To spoil more of the plot would be criminal, but plot's just the skeleton for this superbly assured filmmaker to hang a whole wardrobe of aesthetic and philosophical ideas on. The Return, pristine and gripping though it was, came bogged down with father-son abstractions and portents that felt taught and obligatory, as if he'd been boning up on his Old Testament with one eye on The Night of the Hunter.
Still, it was nothing if not compositionally breathtaking, and that gift hasn't gone anywhere: every shot here, framed and lit by Zvyagintsev's regular director of photography Mikhail Krichman, draws us cannily into the psychological tensions of the scene, and every cut is timed to heighten and complicate them.

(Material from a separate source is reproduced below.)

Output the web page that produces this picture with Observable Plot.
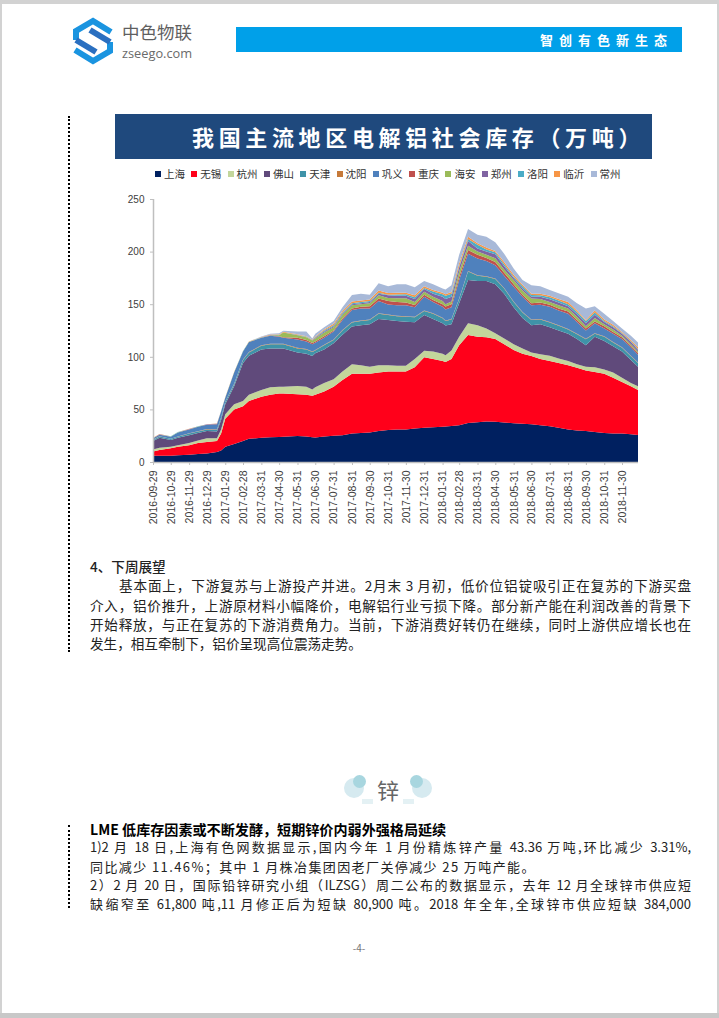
<!DOCTYPE html>
<html lang="zh"><head><meta charset="utf-8">
<script src="https://cdn.jsdelivr.net/npm/d3@7"></script>
<script src="https://cdn.jsdelivr.net/npm/@observablehq/plot@0.6"></script>
<style>
html,body{margin:0;padding:0;background:#fff}
#page{position:relative;width:719px;height:1018px;overflow:hidden;background:#fff;font-family:"Noto Sans CJK SC","Noto Sans",sans-serif;color:#1a1a1a}
.abs{position:absolute}
.ln{position:absolute;left:90px;width:601px;white-space:nowrap;line-height:20px;font-size:13.6px;color:#222}
.j{text-align:justify;text-align-last:justify;white-space:normal}
.leg{position:absolute;top:168px;font-size:10.5px;line-height:12px;color:#333;white-space:nowrap}
.leg i{display:inline-block;width:6px;height:6px;margin-right:3px;vertical-align:1px}
svg text{font-family:"Liberation Sans",Arial,sans-serif}
</style></head><body>
<div id="page">
  <div class="abs" style="left:0;top:0;width:719px;height:4px;background:#d2d2d2"></div>
  <div class="abs" style="left:0;top:0;width:2px;height:1018px;background:#d2d2d2"></div>
  <div class="abs" style="left:717px;top:0;width:2px;height:1018px;background:#d2d2d2"></div>
  <div class="abs" style="left:0;top:1013px;width:719px;height:5px;background:#c8c8c8"></div>

  <svg class="abs" style="left:70px;top:16px" width="48" height="50" viewBox="0 0 48 50" fill="none" stroke-width="6" stroke-linejoin="miter">
    <path d="M41,16 L23,5 L6,15 L6,24" stroke="#1a94e0"/>
    <path d="M5,34 L23,45 L40,35 L40,26" stroke="#1a94e0"/>
    <path d="M6,24 L26,36" stroke="#2a6fc0"/>
    <path d="M40,26 L20,14" stroke="#2a6fc0"/>
  </svg>
  <div class="abs" style="left:122px;top:23px;font-size:17.5px;line-height:18px;color:#5f5f5f;white-space:nowrap">中色物联</div>
  <div class="abs" style="left:122px;top:46px;font-size:12.8px;line-height:14px;color:#6a6a6a;font-family:'Open Sans',sans-serif">zseego.com</div>
  <div class="abs" style="left:236px;top:27px;width:446px;height:25px;background:#00a0e9"></div>
  <div class="abs" style="left:540px;top:30px;font-size:13px;line-height:19px;font-weight:700;color:#fff;letter-spacing:6px;white-space:nowrap">智创有色新生态</div>

  <div class="abs" style="left:68px;top:116px;height:536px;border-left:2px dotted #000"></div>
  <div class="abs" style="left:68px;top:825px;height:83px;border-left:2px dotted #000"></div>

  <div class="abs" style="left:115px;top:114px;width:537px;height:45px;background:#1f497d"></div>
  <div class="abs" style="left:192px;top:121px;font-size:22px;line-height:30px;font-weight:700;color:#fff;letter-spacing:4.65px;white-space:nowrap">我国主流地区电解铝社会库存（万吨）</div>
  <div id="legend"></div>
  <div id="chart" class="abs" style="left:100px;top:190px"></div>

  <div class="ln" style="top:556px;font-weight:500">4、下周展望</div>
  <div class="ln j" style="top:575px;left:119px;width:572px">基本面上，下游复苏与上游投产并进。2月末 3 月初，低价位铝锭吸引正在复苏的下游买盘</div>
  <div class="ln j" style="top:595px">介入，铝价推升，上游原材料小幅降价，电解铝行业亏损下降。部分新产能在利润改善的背景下</div>
  <div class="ln j" style="top:614px">开始释放，与正在复苏的下游消费角力。当前，下游消费好转仍在继续，同时上游供应增长也在</div>
  <div class="ln" style="top:633px">发生，相互牵制下，铝价呈现高位震荡走势。</div>

  <div class="abs" style="left:344px;top:778px;width:20px;height:20px;border-radius:50%;background:#d6eaf0"></div>
  <div class="abs" style="left:353px;top:775px;width:13px;height:13px;border-radius:50%;background:#a8d6df"></div>
  <div class="abs" style="left:412px;top:778px;width:20px;height:20px;border-radius:50%;background:#d6eaf0"></div>
  <div class="abs" style="left:410px;top:775px;width:13px;height:13px;border-radius:50%;background:#a8d6df"></div>
  <div class="abs" style="left:362px;top:799px;width:11px;height:5px;background:#e4f1f4"></div>
  <div class="abs" style="left:403px;top:799px;width:11px;height:5px;background:#e4f1f4"></div>
  <div class="abs" style="left:377px;top:773px;font-size:22px;line-height:32px;color:#666">锌</div>

  <div class="ln" style="top:819px;font-weight:700;color:#000;font-size:14.1px">LME 低库存因素或不断发酵，短期锌价内弱外强格局延续</div>
  <div class="ln j" style="top:837px;font-size:13px">1)2 月 18 日,上海有色网数据显示,国内今年 1 月份精炼锌产量 43.36 万吨,环比减少 3.31%,</div>
  <div class="ln" style="top:857px;font-size:13px;letter-spacing:1.4px">同比减少 11.46%；其中 1 月株冶集团因老厂关停减少 25 万吨产能。</div>
  <div class="ln j" style="top:875px;font-size:13px">2）2 月 20 日，国际铅锌研究小组（ILZSG）周二公布的数据显示，去年 12 月全球锌市供应短</div>
  <div class="ln j" style="top:894px;font-size:13px">缺缩窄至 61,800 吨,11 月修正后为短缺 80,900 吨。2018 年全年,全球锌市供应短缺 384,000</div>
  <div class="abs" style="left:340px;width:38px;text-align:center;top:941px;font-size:10px;line-height:14px;color:#777">-4-</div>
</div>
<script>
const regions = ["上海","无锡","杭州","佛山","天津","沈阳","巩义","重庆","海安","郑州","洛阳","临沂","常州"];
const colors = ["#002060","#ff001a","#c3d69b","#604a7b","#3f93a8","#c67a3a","#4f81bd","#c0504d","#9bbb59","#8064a2","#4bacc6","#f79646","#a8b9d8"];
const tickLabels = ["2016-09-29","2016-10-29","2016-11-29","2016-12-29","2017-01-29","2017-02-28","2017-03-31","2017-04-30","2017-05-31","2017-06-30","2017-07-31","2017-08-31","2017-09-30","2017-10-31","2017-11-30","2017-12-31","2018-01-31","2018-02-28","2018-03-31","2018-04-30","2018-05-31","2018-06-30","2018-07-31","2018-08-31","2018-09-30","2018-10-31","2018-11-30"];
const dates = ["2016-09-29","2016-10-10","2016-10-29","2016-11-10","2016-11-29","2016-12-14","2016-12-29","2017-01-15","2017-01-22","2017-01-29","2017-02-13","2017-02-28","2017-03-10","2017-03-31","2017-04-15","2017-04-30","2017-05-07","2017-05-31","2017-06-15","2017-06-25","2017-06-30","2017-07-15","2017-07-31","2017-08-15","2017-08-31","2017-09-15","2017-09-30","2017-10-15","2017-10-31","2017-11-15","2017-11-30","2017-12-15","2017-12-31","2018-01-15","2018-01-31","2018-02-05","2018-02-15","2018-02-28","2018-03-15","2018-03-31","2018-04-15","2018-04-30","2018-05-15","2018-05-31","2018-06-15","2018-06-30","2018-07-15","2018-07-31","2018-08-15","2018-08-31","2018-09-15","2018-09-30","2018-10-15","2018-10-31","2018-11-15","2018-11-30","2018-12-15","2018-12-27"];
const shanghai = [6,6,6,6.3,7,7.5,8,9.5,11,14.6,17,20,22,23,23.5,23.8,24,24.7,24.3,23.5,23.4,24.2,25,25.5,27,27.5,28,29.5,30.4,31,31,31.8,32.6,33,33.6,33.8,34.2,35,37,37.7,38.5,38.3,37.5,36.8,36.4,36,35,34,32.5,31,30,29.5,28.5,27.6,27.2,27,26.3,25.7];
const wuxi = [4,5.5,7,8.3,9,10.5,11,10.5,16,26.4,33,33,36,39,40.5,41.2,41,39.6,39.7,39.5,40.6,42.8,46.6,52.5,57,56.5,56,55.5,55.6,55,55,58.2,66.9,65,62.4,61.2,63.8,76,83.7,81.3,80,78.7,74.5,69.7,66.6,64.8,63,62,61.5,61,59.5,57.5,57,56.4,52.8,49,45.7,42.8];
const hangzhou = [2,2.1,1.5,1.4,2,2.5,3.5,2.5,4,4.5,5,5,6,6.4,7,6.6,6.6,7.9,7.6,6,7,8,7,8,9,8,6.6,7,6,5.5,5.6,8,6.3,7,7,6.5,8,8,11.3,11,8.5,5.5,5.5,5.5,5,3.2,4.5,5,4.5,4,3.5,3.6,4.5,4,5,4,3,3.5];
const foshan = [8,9.4,6.5,7,7.5,7,7,6.5,9,9.5,17,36,37,38.6,37,36.4,36.4,31.8,31.4,31.7,32.3,32,34.2,35,35.7,38,40.4,44,43,42.5,41.8,34.8,33.9,31,28.8,28.2,25,32,41,42,45,46.5,42.5,35,29,26,28.5,27,26.5,26,24,20.4,29,27,25,25,22,18.6];
const tianjin = [1,1.2,1,1,1.5,1.5,1.5,1.5,2,2,2,3,3,3.5,4,4,4,4,4,3.8,2.7,4,3.2,4,3.8,4,4,5,4.7,4.5,4.6,4.7,3.9,5,4.9,4.3,4.5,4,8,5,4,5,5,5,5,5,4.5,4.5,4.5,4,4.5,5.7,3,4,3.5,3.5,3.5,3.4];
const shenyang = [.2,.3,.2,.3,.3,.3,.3,.3,.3,.3,.5,.5,.5,.5,.5,.5,.5,.5,.5,.5,.5,.5,.5,.5,.5,.5,.5,.5,.5,.5,.5,.5,.4,.5,.5,.5,.5,.5,.5,.5,.5,.5,.5,.5,.5,.5,.5,.5,.5,.5,.5,.5,.5,.5,.5,.5,.5,.5];
const gongyi = [1.3,1.5,1.8,3.7,3.7,4.2,4.2,5.2,5.7,3.7,10.5,7.5,9.5,7,7.5,6.5,5.5,8,7,7,6.8,6.5,7.5,9.5,11.5,11.5,10.5,11.5,9.6,10,10.5,9,13,10.5,10.4,10.5,11,17.5,16.5,16,14.5,12.5,11.5,14.2,14.5,13.5,13.5,14.6,14,14.5,11,7.8,9.3,7.5,8,8,8,7.5];
const chongqing = [.1,.1,.1,.1,.1,.1,.1,.1,.1,.1,.1,.1,.1,.2,.3,.5,.5,1.5,1.5,1,1.2,1.5,1,1.5,1.5,1.5,2,2.5,3.2,3,2.7,2.3,2,2,2.4,2.7,3,3,3.5,3.5,3,3,3,2.3,2,2,2,1.9,2,2,2,2,1.7,2,1.5,1.5,1.5,1.6];
const haian = [.1,.1,.1,.1,.1,.1,.1,.1,.1,.1,.1,.1,.1,.2,.3,1,4.5,2.5,2.5,2.5,3,3.5,3,3.5,3,2.5,3,3,3,3.6,3.9,2.7,2.9,3,3,2.3,2.5,5,4.1,3,3,3.6,3,4,4,4.5,3.5,2.5,3,3,3,2,3.5,2,2.5,1.5,1.5,1.4];
const zhengzhou = [.1,.1,.1,.1,.1,.1,.1,.1,.1,.1,.1,.1,.1,.1,.1,.1,.1,.2,.2,.2,.5,1,1,1,1,1,1,1.5,2.5,2.4,2.4,3,2.6,3,4,5,4.5,4,4.4,3,3,3.9,3,2,2,1.5,2,2.6,2.5,2,2.5,3,3,2,2,2,2,1.6];
const luoyang = [.1,.1,.1,.1,.1,.1,.1,.1,.1,.1,.1,.1,.1,.1,.1,.1,.1,.2,.3,.3,.6,1,1,1,1,1,1,1,.5,1.3,1.5,1.5,.8,2,2.4,3,3,1,2,3.6,2,1.8,2,1,2,1.7,1.5,1.9,2,2,2,2,2,1,1,.7,.7,.7];
const linyi = [.1,.1,.1,.1,.1,.1,.1,.1,.1,.1,.1,.1,.1,.3,.4,.5,.5,.6,.6,.5,.6,1,1.5,1.5,1.5,1.5,1.5,2,1.6,1.7,1.5,1.9,1.7,1.5,1.6,1.5,1.5,3,2,1.4,2,1.3,2,2,1.5,1.3,1.5,1.5,1.5,2,1.5,1,2,1.5,1.5,.8,1.3,1.7];
const changzhou = [0,0,0,0,0,0,0,0,0,0,0,0,0,.5,.8,1.3,1.1,2.5,4.4,1,2.8,2,2.5,3.5,6.2,6.5,4.5,7,6.4,8,8,7.6,5,5.5,4,4.5,6.5,8,7.5,8,10,8.4,8,6,4.5,8,7,5.5,5.5,5,7,11,4,5.5,3.5,3.5,4,4.5];
const series = [shanghai,wuxi,hangzhou,foshan,tianjin,shenyang,gongyi,chongqing,haian,zhengzhou,luoyang,linyi,changzhou];

series.forEach((s,i)=>{ if(s.length!==dates.length) throw new Error(regions[i]+" length "+s.length+" vs "+dates.length); });

const parse = d3.utcParse("%Y-%m-%d");
const rows = regions.flatMap((r,i)=>dates.map((d,j)=>({date:parse(d),region:r,value:series[i][j]})));

const legend = document.getElementById("legend");
regions.forEach((r,i)=>{
  const el = document.createElement("div");
  el.className = "leg";
  el.style.left = (155 + i*36.3) + "px";
  el.innerHTML = `<i style="background:${colors[i]}"></i>${r}`;
  legend.appendChild(el);
});

const chart = Plot.plot({
  width:560, height:350,
  marginLeft:53, marginRight:22, marginTop:9, marginBottom:78,
  style:{background:"transparent",overflow:"visible"},
  x:{type:"utc",domain:[parse("2016-09-29"),parse("2018-12-27")]},
  y:{domain:[0,250]},
  color:{domain:regions,range:colors},
  marks:[
    Plot.areaY(rows,{x:"date",y:"value",z:"region",fill:"region",curve:"linear"}),
    Plot.ruleX([parse("2016-09-29")],{stroke:"#bfbfbf",strokeWidth:1.5}),
    Plot.ruleY([0],{stroke:"#bfbfbf",strokeWidth:1.5}),
    Plot.axisY({ticks:[0,50,100,150,200,250],tickSize:3,tickPadding:6,stroke:"#bfbfbf",color:"#404040",fontSize:10,label:null}),
    Plot.axisX({ticks:tickLabels.map(parse),tickFormat:d3.utcFormat("%Y-%m-%d"),tickRotate:-90,tickSize:3,tickPadding:5,stroke:"#bfbfbf",color:"#404040",fontSize:10.5,label:null})
  ]
});
document.getElementById("chart").appendChild(chart);
</script>
</body></html>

Elena's ambiguous prayers in a church, and an ominous blackout in her son's flat, are scenes freighted with belief in a higher justice that goes beyond superstition, into a Tarkovsky-ish realm of creeping moral terror. We may feel Philip Glass to be an over-familiar composer in our arthouses by now, but the throbbing strains of his Symphony No. 3 work superbly in this context, seeming to follow the heroine about like an implacable exterior conscience.
As for Nadezhda Markina, in the lead role, she's so communicative and detailed you have to keep reminding yourself she's barely speaking, just clueing us in with subtle mastery to Elena's scalp-prickling second thoughts, and quick, darting third ones, and stricken fourth ones.
You may have guessed what's on her mind from this review, but hopefully not what she decides to do about it, and how the consequences she fears lace every subsequent sequence with a floating, metaphysical suspense that suggests a dinner date between Hitchcock and Dreyer.
These will always be influences to conjure with, but there's no guarantee of the magic happening until it very clearly does: that's what makes Elena a film to crow about loudly, and if nothing else one to release, please, surely. Somebody.